I’m new in prolog and I’m trying to solve this exercise but I can not get my desired output.Compressing a list of integers to a compressed list. List contains segments of continuous integers.A segment with length greater than 2 will be encoded to list [start, end], end is inclusive. If the length is not greater than 2 will be kept no change.

Sample:

compress([3,4,6,7,8,9,10,15,16,17,20,22,23,24,25], CompressedList).

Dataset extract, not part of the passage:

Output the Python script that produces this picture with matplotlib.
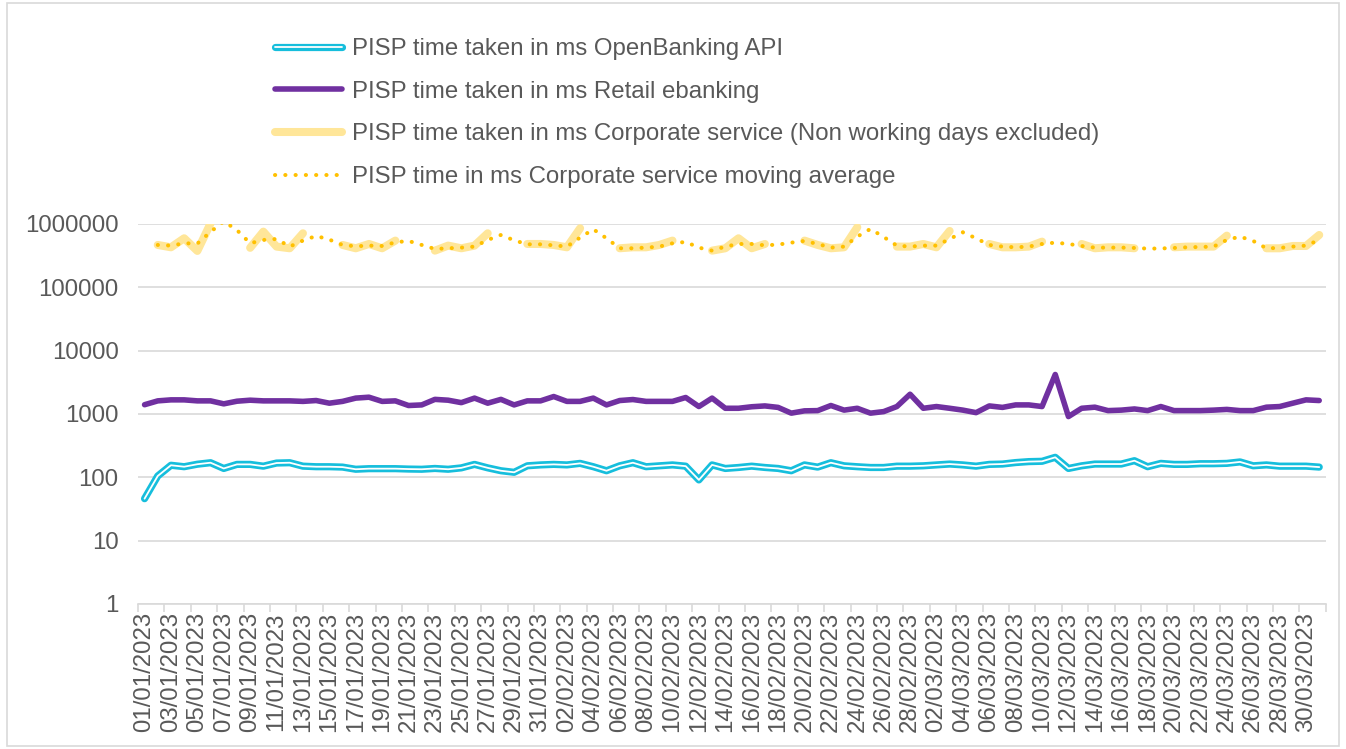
import matplotlib
matplotlib.use("Agg")
import matplotlib.pyplot as plt
import matplotlib.patheffects as pe
from matplotlib.patches import Rectangle
import numpy as np
import pandas as pd

plt.rcParams["font.family"] = ["Liberation Sans", "DejaVu Sans"]

# one value per calendar day, 01/01/2023 .. 31/03/2023
dates = pd.date_range("2023-01-01", "2023-03-31", freq="D")
date_labels = [d.strftime("%d/%m/%Y") for d in dates]

openbanking = [46, 105, 155, 147, 161, 170, 138, 160, 160, 150,
               168, 170, 150, 147, 147, 145, 134, 137, 137, 137,
               135, 134, 138, 134, 141, 160, 141, 127, 120, 152,
               157, 160, 157, 166, 147, 127, 152, 170, 147, 152,
               157, 150, 91, 157, 138, 143, 150, 143, 138, 127,
               157, 145, 170, 152, 147, 143, 143, 150, 150, 152,
               157, 162, 157, 150, 160, 162, 171, 177, 179, 207,
               138, 152, 162, 162, 162, 183, 147, 166, 160, 160,
               164, 164, 166, 175, 152, 157, 150, 150, 150, 145]

retail = [1400, 1610, 1670, 1670, 1610, 1610, 1445, 1590, 1650, 1610,
          1610, 1610, 1580, 1630, 1480, 1580, 1780, 1840, 1580, 1610,
          1360, 1390, 1700, 1650, 1510, 1780, 1480, 1700, 1390, 1610,
          1610, 1885, 1580, 1580, 1780, 1390, 1630, 1690, 1580, 1580,
          1580, 1820, 1310, 1780, 1230, 1230, 1300, 1340, 1270, 1030,
          1120, 1130, 1360, 1150, 1230, 1030, 1090, 1310, 2050, 1230,
          1310, 1230, 1150, 1050, 1340, 1270, 1390, 1390, 1310, 4200,
          910, 1230, 1280, 1130, 1150, 1200, 1130, 1310, 1130, 1130,
          1130, 1150, 1180, 1130, 1130, 1280, 1310, 1480, 1670, 1630]

nan = np.nan
# non working days left empty
corporate = [nan, 466e3, 428e3, 594e3, 375e3, 1.02e6, nan, nan, 420e3, 756e3,
             439e3, 413e3, 712e3, nan, nan, 466e3, 413e3, 483e3, 413e3, 546e3,
             nan, nan, 379e3, 455e3, 413e3, 455e3, 712e3, nan, nan, 483e3,
             483e3, 466e3, 428e3, 854e3, nan, nan, 413e3, 428e3, 428e3, 466e3,
             546e3, nan, nan, 379e3, 413e3, 594e3, 413e3, 483e3, nan, nan,
             546e3, 466e3, 413e3, 428e3, 886e3, nan, nan, 439e3, 439e3, 483e3,
             428e3, 775e3, nan, nan, 483e3, 428e3, 428e3, 439e3, 526e3, nan,
             nan, 483e3, 413e3, 428e3, 428e3, 413e3, nan, nan, 428e3, 439e3,
             439e3, 439e3, 654e3, nan, nan, 413e3, 413e3, 449e3, 449e3, 670e3]

corporate_ma = [nan, 466e3, 455e3, 495e3, 490e3, 750e3, 1.1e6, 800e3, 495e3, 559e3,
                579e3, 439e3, 546e3, 647e3, 566e3, 466e3, 444e3, 455e3, 449e3, 513e3,
                539e3, 466e3, 403e3, 413e3, 423e3, 439e3, 559e3, 670e3, 552e3, 477e3,
                477e3, 460e3, 439e3, 609e3, 824e3, 594e3, 413e3, 413e3, 423e3, 439e3,
                495e3, 520e3, 423e3, 379e3, 439e3, 483e3, 483e3, 460e3, 472e3, 507e3,
                539e3, 483e3, 423e3, 439e3, 631e3, 834e3, 623e3, 455e3, 439e3, 455e3,
                455e3, 579e3, 739e3, 594e3, 466e3, 439e3, 428e3, 439e3, 483e3, 507e3,
                483e3, 449e3, 423e3, 423e3, 423e3, 418e3, 408e3, 410e3, 418e3, 428e3,
                433e3, 439e3, 559e3, 631e3, 539e3, 413e3, 418e3, 439e3, 455e3, 559e3]

x = np.arange(len(dates))
grey = "#595959"
grid = "#D9D9D9"

fig = plt.figure(figsize=(13.46, 7.49), dpi=100)
ax = fig.add_axes([0.1025, 0.1936, 0.8825, 0.5074])

ax.plot(x, openbanking, color="white", lw=1.3, solid_capstyle="round",
        path_effects=[pe.Stroke(linewidth=5.2, foreground="#16BEDC"), pe.Normal()],
        label="PISP time taken in ms OpenBanking API", zorder=3)
ax.plot(x, retail, color="#7030A0", lw=4, solid_capstyle="round",
        label="PISP time taken in ms Retail ebanking", zorder=3)
ax.plot(x, corporate, color="#FFE699", lw=5.8, solid_capstyle="round",
        label="PISP time taken in ms Corporate service (Non working days excluded)", zorder=3)
ax.plot(x, corporate_ma, color="#FFC000", lw=2.9, linestyle=(0, (0.05, 2.5)),
        dash_capstyle="round",
        label="PISP time in ms Corporate service moving average", zorder=4)

ax.set_yscale("log")
ax.set_ylim(1, 1e6)
ax.set_xlim(-0.5, len(x) - 0.5)
ax.set_yticks([1, 10, 100, 1000, 10000, 100000, 1000000])
ax.set_yticklabels(["1", "10", "100", "1000", "10000", "100000", "1000000"])
ax.yaxis.set_minor_locator(matplotlib.ticker.NullLocator())
ax.yaxis.grid(True, color=grid, lw=1.2)
ax.set_axisbelow(True)
ax.tick_params(axis="y", length=0, pad=14, labelsize=17.3, labelcolor=grey)

ax.set_xticks(x[::2])
ax.set_xticklabels(date_labels[::2], rotation=90)
ax.set_xticks(np.arange(-0.5, len(x), 2), minor=True)
ax.tick_params(axis="x", which="major", length=0, pad=6, labelsize=17.3, labelcolor=grey)
ax.tick_params(axis="x", which="minor", length=6, color=grid, width=1.2)

for s in ["left", "right", "top"]:
    ax.spines[s].set_visible(False)
ax.spines["bottom"].set_color(grid)
ax.spines["bottom"].set_linewidth(1.2)

fig.legend(loc="upper left", bbox_to_anchor=(0.197, 0.962), frameon=False,
           fontsize=17.3, labelcolor=grey, handlelength=2.8, handletextpad=0.4,
           labelspacing=0.86, borderaxespad=0)

fig.patches.append(Rectangle((0.005, 0.004), 0.99, 0.992, transform=fig.transFigure,
                             fill=False, edgecolor=grid, lw=1.2))

fig.savefig("out.png", dpi=100)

CompressedList = [3, 4, [6,10],[15, 17],20, [22,25]].

My incorrect output:

CompressedList = [[3, [4]], [6,[10]],[15, [17]],20, [22,[25]]].

My code is:

compress([], []).
compress([X], [X]).

compress([X, Y | T], [X | CompressedTail]) :-
    X + 1 =\= Y,
    compress([Y | T], CompressedTail).
    
    
compress([X, Y | T], [[X, YLast] | CompressedTail]) :-
    compress_consecutive([Y | T], YLast, Next),
    compress(Next, CompressedTail).


compress_consecutive([], Last, []) :- Last = [].
compress_consecutive([X], [X], []) :- !.
compress_consecutive([X, Y | T], Last, Next) :-
    X + 1 =:= Y,
    compress_consecutive([Y | T], Last, Next).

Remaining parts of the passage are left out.